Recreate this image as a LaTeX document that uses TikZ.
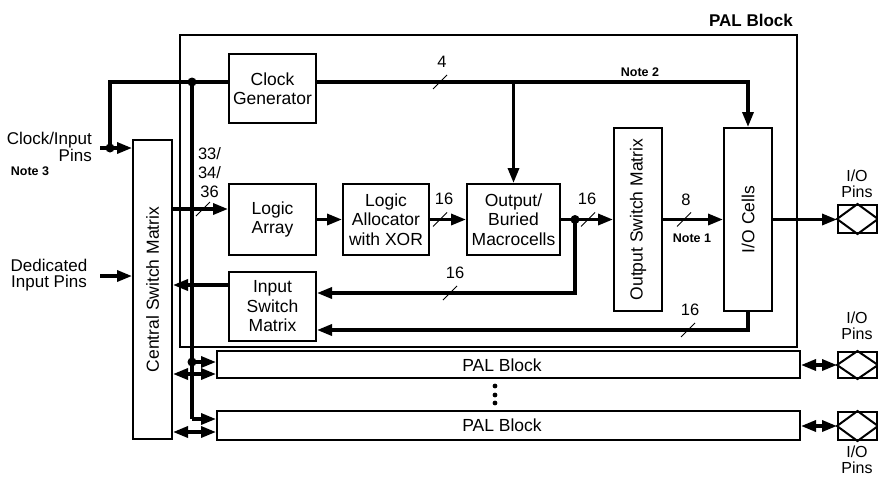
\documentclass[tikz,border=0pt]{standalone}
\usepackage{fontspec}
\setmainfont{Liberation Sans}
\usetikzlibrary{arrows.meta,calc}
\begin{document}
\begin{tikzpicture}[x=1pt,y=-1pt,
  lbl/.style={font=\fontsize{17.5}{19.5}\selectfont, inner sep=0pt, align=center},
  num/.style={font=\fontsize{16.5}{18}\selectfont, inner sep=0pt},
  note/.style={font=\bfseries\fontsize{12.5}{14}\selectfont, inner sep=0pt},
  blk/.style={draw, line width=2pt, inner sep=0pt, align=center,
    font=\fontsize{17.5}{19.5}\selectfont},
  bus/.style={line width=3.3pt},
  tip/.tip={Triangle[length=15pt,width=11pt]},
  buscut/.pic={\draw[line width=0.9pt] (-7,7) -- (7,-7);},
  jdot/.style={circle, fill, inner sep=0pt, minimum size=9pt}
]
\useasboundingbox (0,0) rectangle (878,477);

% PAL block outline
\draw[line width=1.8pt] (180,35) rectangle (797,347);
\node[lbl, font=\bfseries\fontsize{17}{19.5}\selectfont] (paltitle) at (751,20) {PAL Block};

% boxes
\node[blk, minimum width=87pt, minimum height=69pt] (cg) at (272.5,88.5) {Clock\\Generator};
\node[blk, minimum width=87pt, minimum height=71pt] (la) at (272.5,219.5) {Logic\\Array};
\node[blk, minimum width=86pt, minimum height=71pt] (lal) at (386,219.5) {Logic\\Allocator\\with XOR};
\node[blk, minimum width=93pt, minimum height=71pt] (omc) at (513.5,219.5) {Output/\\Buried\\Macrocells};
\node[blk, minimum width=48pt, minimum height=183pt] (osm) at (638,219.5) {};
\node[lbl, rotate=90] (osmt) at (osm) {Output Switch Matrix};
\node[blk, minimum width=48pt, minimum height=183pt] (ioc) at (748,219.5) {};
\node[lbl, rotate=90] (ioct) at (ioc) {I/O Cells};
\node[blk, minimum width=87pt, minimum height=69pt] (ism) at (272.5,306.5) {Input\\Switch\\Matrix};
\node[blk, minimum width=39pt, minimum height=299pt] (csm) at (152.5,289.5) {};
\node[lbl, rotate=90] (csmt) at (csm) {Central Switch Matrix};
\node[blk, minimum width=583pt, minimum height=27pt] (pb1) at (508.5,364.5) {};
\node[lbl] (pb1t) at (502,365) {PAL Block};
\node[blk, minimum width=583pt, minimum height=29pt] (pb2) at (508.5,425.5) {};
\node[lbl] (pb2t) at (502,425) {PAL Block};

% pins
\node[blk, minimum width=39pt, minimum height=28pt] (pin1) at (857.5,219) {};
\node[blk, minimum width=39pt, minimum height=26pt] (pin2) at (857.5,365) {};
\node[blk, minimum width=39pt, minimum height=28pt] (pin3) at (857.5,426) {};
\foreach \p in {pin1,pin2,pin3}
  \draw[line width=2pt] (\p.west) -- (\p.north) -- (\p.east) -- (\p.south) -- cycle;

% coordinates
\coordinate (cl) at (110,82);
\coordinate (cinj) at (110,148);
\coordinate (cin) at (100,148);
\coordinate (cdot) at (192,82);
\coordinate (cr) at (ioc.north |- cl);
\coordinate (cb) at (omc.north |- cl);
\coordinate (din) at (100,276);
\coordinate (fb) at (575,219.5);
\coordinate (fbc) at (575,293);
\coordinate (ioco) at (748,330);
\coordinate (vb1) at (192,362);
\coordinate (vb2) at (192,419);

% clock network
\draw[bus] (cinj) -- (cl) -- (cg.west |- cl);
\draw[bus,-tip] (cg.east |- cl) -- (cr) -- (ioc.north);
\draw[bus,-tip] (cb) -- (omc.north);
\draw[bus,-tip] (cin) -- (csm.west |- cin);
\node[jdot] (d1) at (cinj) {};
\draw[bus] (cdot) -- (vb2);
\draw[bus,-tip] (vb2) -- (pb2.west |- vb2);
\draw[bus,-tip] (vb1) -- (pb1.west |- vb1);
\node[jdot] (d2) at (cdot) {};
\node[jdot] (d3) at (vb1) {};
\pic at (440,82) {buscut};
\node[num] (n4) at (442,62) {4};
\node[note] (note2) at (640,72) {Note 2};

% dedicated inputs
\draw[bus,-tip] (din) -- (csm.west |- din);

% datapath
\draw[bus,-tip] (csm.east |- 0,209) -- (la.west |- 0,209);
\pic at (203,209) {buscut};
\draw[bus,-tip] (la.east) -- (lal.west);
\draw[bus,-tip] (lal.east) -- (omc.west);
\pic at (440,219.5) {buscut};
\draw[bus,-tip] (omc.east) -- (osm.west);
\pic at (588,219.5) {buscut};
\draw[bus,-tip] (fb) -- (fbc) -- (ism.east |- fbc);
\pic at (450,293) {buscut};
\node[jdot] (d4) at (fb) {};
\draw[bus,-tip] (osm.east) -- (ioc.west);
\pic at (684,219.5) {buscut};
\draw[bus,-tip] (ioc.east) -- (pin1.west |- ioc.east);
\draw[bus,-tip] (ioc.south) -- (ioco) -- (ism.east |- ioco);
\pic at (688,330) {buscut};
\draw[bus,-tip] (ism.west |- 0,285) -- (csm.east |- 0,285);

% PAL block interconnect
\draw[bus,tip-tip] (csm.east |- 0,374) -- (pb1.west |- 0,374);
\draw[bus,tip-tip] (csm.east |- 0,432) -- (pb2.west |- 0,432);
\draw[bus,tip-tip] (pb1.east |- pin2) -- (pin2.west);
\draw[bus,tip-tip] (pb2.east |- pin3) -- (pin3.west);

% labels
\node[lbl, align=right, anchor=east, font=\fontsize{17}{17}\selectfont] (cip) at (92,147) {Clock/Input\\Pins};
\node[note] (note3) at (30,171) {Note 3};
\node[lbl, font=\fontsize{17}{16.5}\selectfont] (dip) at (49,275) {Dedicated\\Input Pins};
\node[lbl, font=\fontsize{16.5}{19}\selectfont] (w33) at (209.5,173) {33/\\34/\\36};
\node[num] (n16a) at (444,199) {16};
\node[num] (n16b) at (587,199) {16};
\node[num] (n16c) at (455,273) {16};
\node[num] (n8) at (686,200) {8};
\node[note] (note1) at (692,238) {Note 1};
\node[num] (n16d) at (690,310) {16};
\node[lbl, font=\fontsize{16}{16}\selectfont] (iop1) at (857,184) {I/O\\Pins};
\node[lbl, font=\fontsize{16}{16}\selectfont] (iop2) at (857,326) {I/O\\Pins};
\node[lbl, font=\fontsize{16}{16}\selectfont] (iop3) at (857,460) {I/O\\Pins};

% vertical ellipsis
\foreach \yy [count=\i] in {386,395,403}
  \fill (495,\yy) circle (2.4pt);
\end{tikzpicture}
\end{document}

--

Exercise directions :: Reproduce the material above exactly, first line through the line that contains "(paltitle) at (751,20)", minus the pictures.

Output below ::
Recreate this image as a LaTeX document that uses TikZ.
\documentclass[tikz,border=0pt]{standalone}
\usepackage{fontspec}
\setmainfont{Liberation Sans}
\usetikzlibrary{arrows.meta,calc}
\begin{document}
\begin{tikzpicture}[x=1pt,y=-1pt,
  lbl/.style={font=\fontsize{17.5}{19.5}\selectfont, inner sep=0pt, align=center},
  num/.style={font=\fontsize{16.5}{18}\selectfont, inner sep=0pt},
  note/.style={font=\bfseries\fontsize{12.5}{14}\selectfont, inner sep=0pt},
  blk/.style={draw, line width=2pt, inner sep=0pt, align=center,
    font=\fontsize{17.5}{19.5}\selectfont},
  bus/.style={line width=3.3pt},
  tip/.tip={Triangle[length=15pt,width=11pt]},
  buscut/.pic={\draw[line width=0.9pt] (-7,7) -- (7,-7);},
  jdot/.style={circle, fill, inner sep=0pt, minimum size=9pt}
]
\useasboundingbox (0,0) rectangle (878,477);

% PAL block outline
\draw[line width=1.8pt] (180,35) rectangle (797,347);
\node[lbl, font=\bfseries\fontsize{17}{19.5}\selectfont] (paltitle) at (751,20) {PAL Block};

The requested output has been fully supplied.